In a rapidly changing world, we need to know which areas of our planet warrant special protection from existing, developing and forthcoming threats. This is hard to do objectively in the vast realm of the oceans and this is especially true for the remote, harsh Southern Ocean. Fortunately, there is an innovative solution to this problem: using electronic and satellite tracking data from birds and marine mammals. The solution relies on a simple principle: these mobile animals go to places where they find food. So, identifying areas of the Southern Ocean where predators most commonly go tells us where their prey can be found. For example, whales and penguins go to places where they can feed on krill, whereas seals and albatrosses go where they can find fish, squid, or other prey. If all these predators and their diverse prey are found in the same place then this area has both high diversity and abundance of species, indicating that the area is of high ecological significance.
But how could we gather all the tracking data we would need to implement this approach?
One of the articles of the Antarctic Treaty, signed among 12 nations in 1959, states that “scientific results and observations from Antarctica shall be exchanged and made freely available”. The marine predator research community embodied this spirit perfectly when they began answering a call to arms sent out through the Scientific Committee for Antarctic Research’s Expert Group on Birds and Marine Mammals, around 2009. “Send us your valuable, hard-won tracking data, please!”. And they did. Over more than a decade, and very slowly at first, we collated and painstakingly quality-controlled and filtered over 4,000 tracks from 17 marine predator species, tracked between 1991 and 2016. This dataset, published in a companion data paper in Nature's Scientific Data, includes contributions from more than 70 scientists of 12 national Antarctic programs and represents the field efforts of at least hundreds of individuals.
In our recent paper in Nature, we used these animal tracking data to model the combined circumpolar habitat use of the 17 marine predator species and from this we could identify the most important places, which we called ‘Areas of Ecological Significance’. These areas are scattered around the Antarctic continental shelf and in two wider oceanic regions, one projecting from the Antarctic Peninsula engulfing the Scotia Arc and another surrounding the sub-Antarctic islands in the Indian sector of the Southern Ocean.

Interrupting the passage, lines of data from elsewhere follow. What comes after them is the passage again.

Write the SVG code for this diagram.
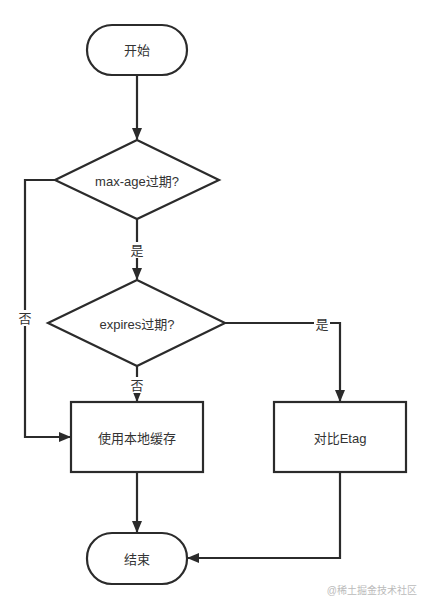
<svg xmlns="http://www.w3.org/2000/svg" width="431" height="609" viewBox="0 0 431 609">
<style>
.s{fill:#fff;stroke:#2b2b2b;stroke-width:2.2}
.t{font-family:"Liberation Sans","Noto Sans CJK SC",sans-serif;font-size:13px;fill:#333;text-anchor:middle;dominant-baseline:central}
.c{fill:none;stroke:#2b2b2b;stroke-width:2.2}
.lb{fill:#fff}
</style>
<defs>
<marker id="a" markerWidth="12" markerHeight="10" refX="11" refY="5" orient="auto" markerUnits="userSpaceOnUse" viewBox="0 0 12 10">
<path d="M0,0 L12,5 L0,10 z" fill="#2b2b2b"/>
</marker>
</defs>
<rect width="431" height="609" fill="#fff"/>
<g id="connectors">
<path class="c" d="M137,75 V139" marker-end="url(#a)"/>
<path class="c" d="M137,219 V279" marker-end="url(#a)"/>
<path class="c" d="M55,180 H25 V437 H70" marker-end="url(#a)"/>
<path class="c" d="M137,366 V401" marker-end="url(#a)"/>
<path class="c" d="M225,323 H340 V401" marker-end="url(#a)"/>
<path class="c" d="M137,472 V532" marker-end="url(#a)"/>
<path class="c" d="M340,472 V558 H188" marker-end="url(#a)"/>
<rect class="lb" x="129" y="242" width="16" height="16"/>
<text class="t" x="137" y="250">是</text>
<rect class="lb" x="17" y="310" width="16" height="16"/>
<text class="t" x="25" y="318">否</text>
<rect class="lb" x="129" y="377" width="16" height="16"/>
<text class="t" x="137" y="385">否</text>
<rect class="lb" x="314" y="316" width="16" height="16"/>
<text class="t" x="322" y="324">是</text>
</g>
<g id="start">
<rect class="s" x="87" y="25" width="100" height="50" rx="25" ry="25"/>
<text class="t" x="137" y="50">开始</text>
</g>
<g id="d1">
<polygon class="s" points="137,140 219,180 137,219 55,180"/>
<text class="t" x="137" y="181">max-age过期?</text>
</g>
<g id="d2">
<polygon class="s" points="137,280 225,323 137,366 48,323"/>
<text class="t" x="137" y="324">expires过期?</text>
</g>
<g id="cache">
<rect class="s" x="71" y="402" width="132" height="70"/>
<text class="t" x="137" y="438">使用本地缓存</text>
</g>
<g id="etag">
<rect class="s" x="274" y="402" width="132" height="70"/>
<text class="t" x="340" y="438">对比Etag</text>
</g>
<g id="end">
<rect class="s" x="87" y="533" width="100" height="51" rx="25" ry="25"/>
<text class="t" x="137" y="559">结束</text>
</g>
<text x="417" y="594" style="font-family:'Liberation Sans','Noto Sans CJK SC',sans-serif;font-size:10px;fill:#bbb;text-anchor:end">@稀土掘金技术社区</text>
</svg>
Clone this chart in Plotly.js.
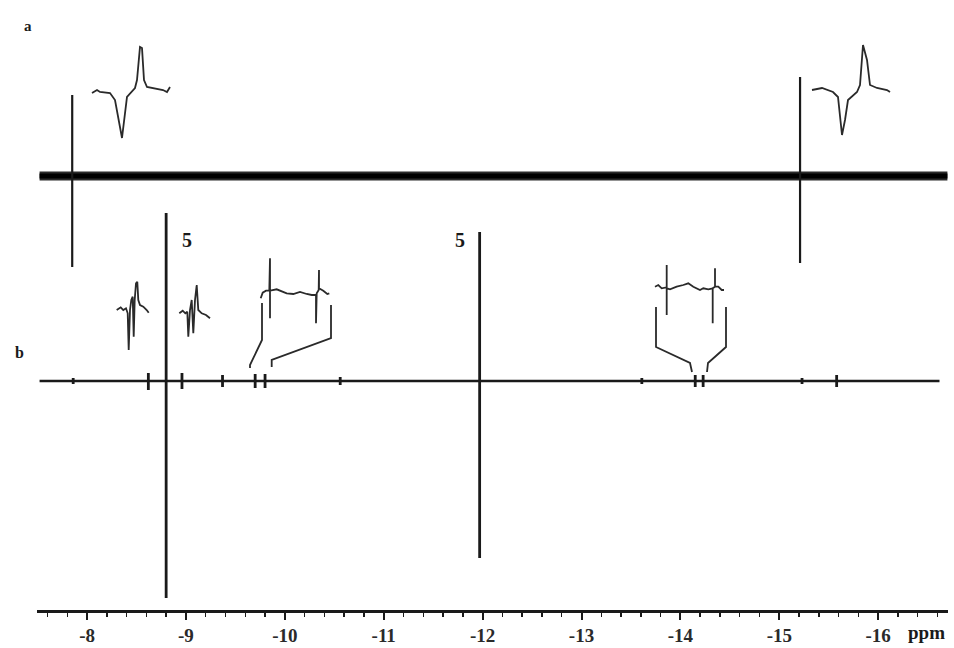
<!DOCTYPE html>
<html>
<head>
<meta charset="utf-8">
<script src="https://cdn.plot.ly/plotly-3.0.1.min.js"></script>
<style>html,body{margin:0;padding:0;background:#fff;}#chart{width:954px;height:648px;}</style>
</head>
<body>
<div id="chart"></div>
<script>
// ---- axis ticks ----
const ppmTicks = [-8, -9, -10, -11, -12, -13, -14, -15, -16];
const ppmLabels = ['-8', '-9', '-10', '-11', '-12', '-13', '-14', '-15', '-16'];

// ---- spectrum a ----
const specA_start = -7.52, specA_end = -16.70;
const peaksA_ppm = [-7.85, -15.21];
const peaksA_pos = [81, 99];
const peaksA_neg = [91, 87];

// ---- spectrum b ----
const specB_start = -7.52, specB_end = -16.62;
const peaksB_ppm = [-7.86, -8.62, -8.80, -8.96, -9.37, -9.70, -9.80, -10.56, -11.97, -13.61, -14.15, -14.23, -15.23, -15.58];
const peaksB_pos = [3, 8, 168, 8, 6, 7, 7, 4, 149, 3, 6, 6, 3, 6];
const peaksB_neg = [3, 9, 217, 8, 6, 7, 7, 4, 177, 3, 6, 6, 3, 6];

// ---- expanded insets (local units) ----
const insA1_x = [2, 7, 10, 20, 25, 32, 37, 42, 45, 47, 50, 52, 54, 57, 63, 73, 77, 80];
const insA1_y = [47, 50, 48, 47, 40, 2, 43, 48, 52, 60, 93, 92, 60, 53, 52, 50, 48, 53];
const insA2_x = [2, 12, 23, 28, 32, 35, 38, 47, 50, 53, 57, 60, 67, 77, 80];
const insA2_y = [47, 49, 45, 40, 2, 17, 37, 45, 52, 92, 77, 52, 49, 47, 45];
const insB1_x = [1.7, 5.7, 8.3, 11, 12.7, 13.7, 15, 16.3, 17.7, 18.7, 19.7, 21, 22.3, 23.3, 25, 28.3, 31.7, 33.7];
const insB1_y = [42, 44.7, 42, 43.7, 38.7, 2, 42, 52, 55.3, 15.3, 52, 68.7, 70.3, 52, 47, 45.3, 42, 39.3];
const insB2_x = [2.3, 5.7, 8.3, 10.3, 11.3, 13, 14.7, 16.3, 18, 19.7, 21.3, 24.7, 29, 33];
const insB2_y = [26.7, 29.3, 26.7, 28.3, 3.3, 30, 40, 6.7, 40, 55, 30, 26.7, 25, 21.7];
const insB3_x = [15.7, 17.7, 21, 24.3, 25, 25, 25, 31.7, 36.7, 41.7, 48.3, 55, 61.7, 66.7, 71, 71, 71.7, 73.7, 74, 74, 78.3, 82.3, 84.3];
const insB3_y = [73.7, 79.3, 81.3, 81.3, 113.7, 53.7, 81.3, 82.7, 80.3, 78.7, 78, 80, 78, 77, 77, 48.7, 78.7, 82, 102, 83.7, 81.3, 78, 78.7];
const brB3_left_x = [17, 17, 5, 5], brB3_left_y = [69, 32, 7, 4];
const brB3_right_x = [86, 86, 26.7, 26.7], brB3_right_y = [67, 34, 12, 5];
const insB4_x = [5, 8.3, 11.7, 15, 16.7, 16.7, 16.7, 16.7, 20, 26.7, 33.3, 38.3, 43.3, 50, 53.3, 58.3, 62.7, 62.7, 62.7, 65, 65, 65, 68.3, 71.7, 74];
const insB4_y = [88.3, 90, 86.7, 87.7, 87.7, 110, 60, 86.7, 85.7, 88.3, 90, 91.7, 88.3, 85, 86.7, 85.7, 86.7, 51.7, 86.7, 88.3, 106.7, 88.3, 88.3, 85, 85];
const brB4_left_x = [6, 6, 40, 42], brB4_left_y = [68, 28, 12, 3];
const brB4_right_x = [76, 76, 58, 57], brB4_right_y = [68, 28, 12, 3];

// ---- layout constants ----
const W = 954, H = 648;
const OFFSET_A = 434, OFFSET_B = 229;
const INK = '#1a1a1a';
const SERIF = 'Liberation Serif, DejaVu Serif, serif';

function sticks(ppm, pos, neg, off) {
  const x = [], y = [];
  ppm.forEach((p, i) => { x.push(p, p, null); y.push(off + pos[i], off - neg[i], null); });
  return {x, y};
}

const traces = [];
// spectrum a baseline (noise band)
traces.push({x: [specA_start, specA_end], y: [OFFSET_A, OFFSET_A], mode: 'lines', line: {color: '#2b2b2b', width: 9}, xaxis: 'x', yaxis: 'y', hoverinfo: 'skip'});
traces.push({x: [specA_start, specA_end], y: [OFFSET_A, OFFSET_A], mode: 'lines', line: {color: '#000', width: 5}, xaxis: 'x', yaxis: 'y', hoverinfo: 'skip'});
const sa = sticks(peaksA_ppm, peaksA_pos, peaksA_neg, OFFSET_A);
traces.push({x: sa.x, y: sa.y, mode: 'lines', line: {color: INK, width: 2.2}, xaxis: 'x', yaxis: 'y', hoverinfo: 'skip'});
// spectrum b
traces.push({x: [specB_start, specB_end], y: [OFFSET_B, OFFSET_B], mode: 'lines', line: {color: INK, width: 2.6}, xaxis: 'x', yaxis: 'y', hoverinfo: 'skip'});
const sb = sticks(peaksB_ppm, peaksB_pos, peaksB_neg, OFFSET_B);
traces.push({x: sb.x, y: sb.y, mode: 'lines', line: {color: INK, width: 2.8}, xaxis: 'x', yaxis: 'y', hoverinfo: 'skip'});

const insetBoxes = [
  {xs: [insA1_x], ys: [insA1_y], box: [90, 172, 43, 140]},
  {xs: [insA2_x], ys: [insA2_y], box: [810, 892, 43, 137]},
  {xs: [insB1_x], ys: [insB1_y], box: [115, 150, 278, 352]},
  {xs: [insB2_x], ys: [insB2_y], box: [177, 212, 280, 340]},
  {xs: [insB3_x, brB3_left_x, brB3_right_x], ys: [insB3_y, brB3_left_y, brB3_right_y], box: [245, 335, 255, 372]},
  {xs: [insB4_x, brB4_left_x, brB4_right_x], ys: [insB4_y, brB4_left_y, brB4_right_y], box: [650, 730, 260, 375]}
];

function label(text, px, py, size) {
  return {text: text, x: px / W, y: 1 - py / H, xref: 'paper', yref: 'paper', xanchor: 'center', yanchor: 'middle', showarrow: false,
          font: {family: SERIF, size: size, color: INK, weight: 'bold'}};
}

const layout = {
  width: W, height: H,
  margin: {l: 0, r: 0, t: 0, b: 0},
  paper_bgcolor: '#fff', plot_bgcolor: 'rgba(0,0,0,0)',
  showlegend: false,
  xaxis: {
    domain: [37 / W, 948 / W],
    range: [-7.494, -16.706],
    tickmode: 'array', tickvals: ppmTicks, ticktext: ppmLabels,
    ticks: 'outside', ticklen: 7, tickwidth: 2, tickcolor: INK,
    showline: true, linecolor: INK, linewidth: 2.5,
    showgrid: false, zeroline: false,
    minor: {tickmode: 'linear', tick0: 0, dtick: 0.2, ticks: 'outside', ticklen: 4, tickwidth: 1.5, tickcolor: INK, showgrid: false},
    tickfont: {family: SERIF, size: 19, color: '#2a2a2a', weight: 'bold'},
    anchor: 'y', fixedrange: true
  },
  yaxis: {
    domain: [38 / H, 1], range: [0, 610],
    visible: false, fixedrange: true, anchor: 'x'
  },
  annotations: [
    label('a', 28, 26, 15),
    label('b', 19, 352, 16),
    label('5', 187, 240, 20),
    label('5', 460, 240, 20),
    label('ppm', 926, 632, 19)
  ]
};

insetBoxes.forEach((ins, k) => {
  const n = k + 2;
  const [x0, x1, y0, y1] = ins.box;
  layout['xaxis' + n] = {domain: [x0 / W, x1 / W], range: [0, x1 - x0], visible: false, anchor: 'y' + n, fixedrange: true};
  layout['yaxis' + n] = {domain: [1 - y1 / H, 1 - y0 / H], range: [0, y1 - y0], visible: false, anchor: 'x' + n, fixedrange: true};
  ins.xs.forEach((xx, j) => {
    traces.push({x: xx, y: ins.ys[j], mode: 'lines', line: {color: '#2a2a2a', width: 1.8}, xaxis: 'x' + n, yaxis: 'y' + n, hoverinfo: 'skip'});
  });
});

Plotly.newPlot('chart', traces, layout, {staticPlot: true, displayModeBar: false});
</script>
</body>
</html>
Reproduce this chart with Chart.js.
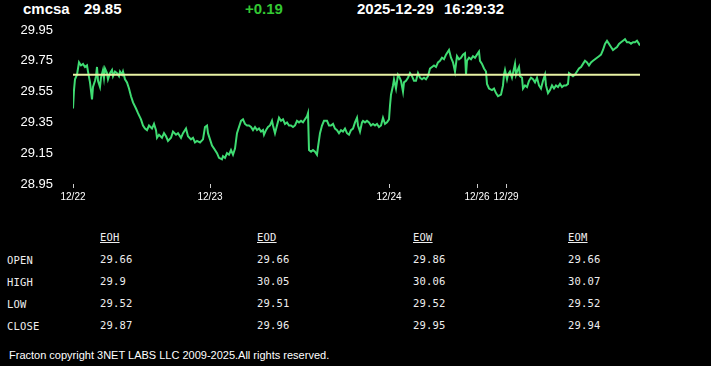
<!DOCTYPE html>
<html>
<head>
<meta charset="utf-8">
<script src="https://cdn.jsdelivr.net/npm/chart.js@4/dist/chart.umd.min.js"></script>
<style>
  body { margin: 0; background: #000; width: 711px; height: 366px; overflow: hidden; position: relative; font-family: "Liberation Sans", Arial, sans-serif; color: #fff; }
  .hdr { position: absolute; top: 0; font-size: 15px; font-weight: bold; line-height: 18px; white-space: nowrap; }
  #chartWrap { position: absolute; left: 0; top: 0; width: 711px; height: 214px; }
  .cell { position: absolute; font-family: "DejaVu Sans Mono", monospace; font-size: 10.5px; letter-spacing: 0.2px; color: #eee; white-space: nowrap; line-height: 12px; }
  .colhead { text-decoration: underline; }
  #footer { position: absolute; left: 9px; top: 348px; font-size: 11px; line-height: 14px; white-space: nowrap; }
</style>
</head>
<body>
<div class="hdr" style="left:23px">cmcsa</div>
<div class="hdr" style="left:84px">29.85</div>
<div class="hdr" style="left:245px;color:#33c833">+0.19</div>
<div class="hdr" style="left:357px">2025-12-29</div>
<div class="hdr" style="left:444px">16:29:32</div>

<div id="chartWrap"><canvas id="priceChart" width="711" height="214"></canvas></div>
<div id="table"></div>
<div id="footer">Fracton copyright 3NET LABS LLC 2009-2025.All rights reserved.</div>

<script>
// intraday slots (one per sampled minute bucket) and prices
const slots = [0,1,2,4,6,8,10,12,14,15,17,19,20,22,23,24,25,27,28,30,31,32,34,35,37,39,40,42,44,46,47,49,50,52,54,56,58,60,63,65,68,70,72,74,76,79,81,83,84,86,89,91,93,95,98,100,103,105,108,110,113,115,118,120,122,124,127,130,132,134,135,137,
  139,141,144,146,149,150,152,154,156,158,160,162,164,166,168,170,172,174,176,178,180,182,184,186,188,190,191,193,195,197,199,200,202,204,206,208,210,212,214,216,218,220,222,224,226,228,230,232,234,235,
  236,238,240,242,244,245,247,249,251,254,256,258,260,262,264,266,268,270,272,274,276,278,280,282,284,285,287,289,290,292,294,296,298,300,302,304,306,308,310,312,314,316,
  317,318,320,321,323,325,326,328,330,331,333,335,337,339,341,343,345,347,349,351,353,355,357,359,361,363,365,367,369,371,373,375,376,378,380,382,384,386,388,390,392,393,394,396,398,400,402,404,
  406,407,409,411,413,414,416,419,421,423,425,428,430,431,432,434,435,437,439,440,442,443,444,446,447,449,450,452,454,456,458,460,462,464,466,468,470,472,473,475,477,479,481,483,485,487,489,491,493,495,
  496,498,500,502,504,506,508,510,512,514,516,518,520,522,524,526,528,530,532,534,536,538,540,542,544,546,548,550,552,554,556,558,560,562,564,566,567];
const prices = [29.44,29.56,29.63,29.66,29.74,29.72,29.73,29.71,29.72,29.68,29.61,29.50,29.58,29.62,29.65,29.71,29.62,29.58,29.64,29.69,29.64,29.70,29.67,29.63,29.67,29.69,29.65,29.68,29.67,29.65,29.68,29.66,29.68,29.63,29.61,29.57,29.52,29.48,29.44,29.41,29.37,29.33,29.31,29.30,29.33,29.31,29.34,29.30,29.25,29.27,29.25,29.28,29.26,29.23,29.25,29.29,29.27,29.28,29.25,29.28,29.31,29.26,29.24,29.25,29.22,29.23,29.22,29.24,29.32,29.33,29.28,29.24,
  29.20,29.18,29.15,29.12,29.11,29.13,29.12,29.15,29.14,29.17,29.14,29.18,29.28,29.32,29.36,29.37,29.34,29.33,29.33,29.32,29.30,29.32,29.30,29.31,29.29,29.30,29.27,29.30,29.32,29.33,29.36,29.33,29.28,29.33,29.38,29.36,29.37,29.34,29.35,29.33,29.33,29.32,29.33,29.36,29.35,29.36,29.35,29.37,29.39,29.41,
  29.17,29.16,29.17,29.16,29.14,29.19,29.28,29.33,29.36,29.36,29.33,29.33,29.34,29.31,29.30,29.28,29.30,29.29,29.31,29.28,29.27,29.30,29.31,29.35,29.38,29.33,29.29,29.35,29.36,29.35,29.36,29.35,29.33,29.34,29.33,29.34,29.32,29.33,29.38,29.34,29.35,29.37,
  29.46,29.53,29.59,29.63,29.57,29.66,29.65,29.62,29.55,29.61,29.62,29.64,29.67,29.65,29.62,29.62,29.67,29.64,29.63,29.64,29.63,29.65,29.70,29.71,29.72,29.71,29.74,29.75,29.77,29.76,29.79,29.81,29.82,29.77,29.74,29.68,29.78,29.76,29.77,29.79,29.80,29.66,29.75,29.77,29.76,29.78,29.77,29.79,
  29.81,29.75,29.73,29.70,29.68,29.60,29.57,29.56,29.57,29.54,29.52,29.53,29.59,29.66,29.69,29.63,29.66,29.68,29.64,29.67,29.73,29.66,29.68,29.71,29.65,29.64,29.57,29.59,29.58,29.62,29.64,29.63,29.61,29.64,29.59,29.57,29.62,29.66,29.59,29.54,29.56,29.59,29.57,29.59,29.58,29.60,29.58,29.59,29.59,29.60,
  29.67,29.66,29.65,29.66,29.68,29.70,29.71,29.73,29.75,29.74,29.72,29.74,29.75,29.76,29.77,29.78,29.79,29.82,29.86,29.88,29.86,29.84,29.82,29.83,29.84,29.86,29.87,29.88,29.89,29.87,29.87,29.86,29.87,29.87,29.88,29.86,29.85];

const prevClose = 29.66;
const yTicks = [28.95, 29.15, 29.35, 29.55, 29.75, 29.95];
const dateSlots = [0, 137, 316, 404, 433];
const dateLabels = ["12/22", "12/23", "12/24", "12/26", "12/29"];

// summary table
const rowNames = ["OPEN", "HIGH", "LOW", "CLOSE"];
const colNames = ["EOH", "EOD", "EOW", "EOM"];
const eoh = ["29.66", "29.9", "29.52", "29.87"];
const eod = ["29.66", "30.05", "29.51", "29.96"];
const eow = ["29.86", "30.06", "29.52", "29.95"];
const eom = ["29.66", "30.07", "29.52", "29.94"];

const lastSlot = slots[slots.length - 1];

new Chart(document.getElementById("priceChart"), {
  type: "line",
  data: {
    datasets: [
      {
        label: "prev",
        data: [{ x: 0, y: prevClose }, { x: lastSlot, y: prevClose }],
        borderColor: "#e9f2a4",
        borderWidth: 2,
        pointRadius: 0,
        order: 0,
      },
      {
        label: "cmcsa",
        data: slots.map((s, i) => ({ x: s, y: prices[i] })),
        borderColor: "#3fdc72",
        borderWidth: 2,
        pointRadius: 0,
        tension: 0,
        order: 1,
      },
    ],
  },
  options: {
    responsive: false,
    animation: false,
    events: [],
    layout: { padding: { top: 30, right: 71, left: 0, bottom: 0 } },
    plugins: { legend: { display: false }, tooltip: { enabled: false } },
    scales: {
      x: {
        type: "linear",
        min: 0,
        max: lastSlot,
        afterFit: (s) => { s.height = 30; },
        afterBuildTicks: (s) => { s.ticks = dateSlots.map((v) => ({ value: v })); },
        border: { display: false },
        grid: { drawOnChartArea: false, drawTicks: true, tickLength: 4, color: "#cccccc" },
        ticks: {
          color: "#ffffff",
          font: { family: "Liberation Sans", size: 10 },
          padding: 3,
          maxRotation: 0,
          autoSkip: false,
          callback: (v) => dateLabels[dateSlots.indexOf(v)],
        },
      },
      y: {
        min: 28.95,
        max: 29.95,
        afterFit: (s) => { s.width = 73; },
        afterBuildTicks: (s) => { s.ticks = yTicks.map((v) => ({ value: v })); },
        border: { display: false },
        grid: { display: false },
        ticks: {
          color: "#ffffff",
          font: { family: "Liberation Sans", size: 13 },
          padding: 12,
          callback: (v) => v.toFixed(2),
        },
      },
    },
  },
});

// build table
const table = document.getElementById("table");
const colX = [100, 257, 413, 568];
const rowY = [253, 275, 297, 319];
const cols = [eoh, eod, eow, eom];
function addCell(text, x, y, cls) {
  const d = document.createElement("div");
  d.className = "cell" + (cls ? " " + cls : "");
  d.style.left = x + "px";
  d.style.top = y + "px";
  d.textContent = text;
  table.appendChild(d);
}
colNames.forEach((c, i) => addCell(c, colX[i], 231, "colhead"));
rowNames.forEach((r, j) => {
  addCell(r, 7, rowY[j] + 1);
  cols.forEach((col, i) => addCell(col[j], colX[i], rowY[j]));
});
</script>
</body>
</html>
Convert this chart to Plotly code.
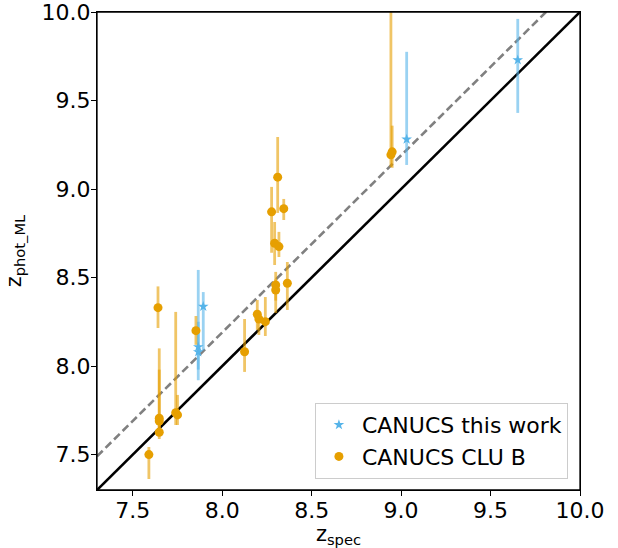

Marine Protected Areas (MPAs) are a crucial tool in the conservation management toolbox. Existing and proposed MPAs are mostly found within the Areas of Ecological Significance, suggesting that they are currently in the right places. Yet, when climate model projections are used to account for how areas of important habitat may shift by 2100, the existing MPAs with their fixed boundaries may not remain aligned with important habitats in the future. Dynamic management of MPAs, updated over time in response to ongoing change, are therefore needed to ensure continued protection of Southern Ocean ecosystems and their resources in the face of growing resource demand by the current and future generations. The collaborative, multinational nature of such research projects also underlines ways in which Antarctic and Southern Ocean science has the potential to be an exemplar of how science, policy and management can interact to meet the challenges of a changing planet.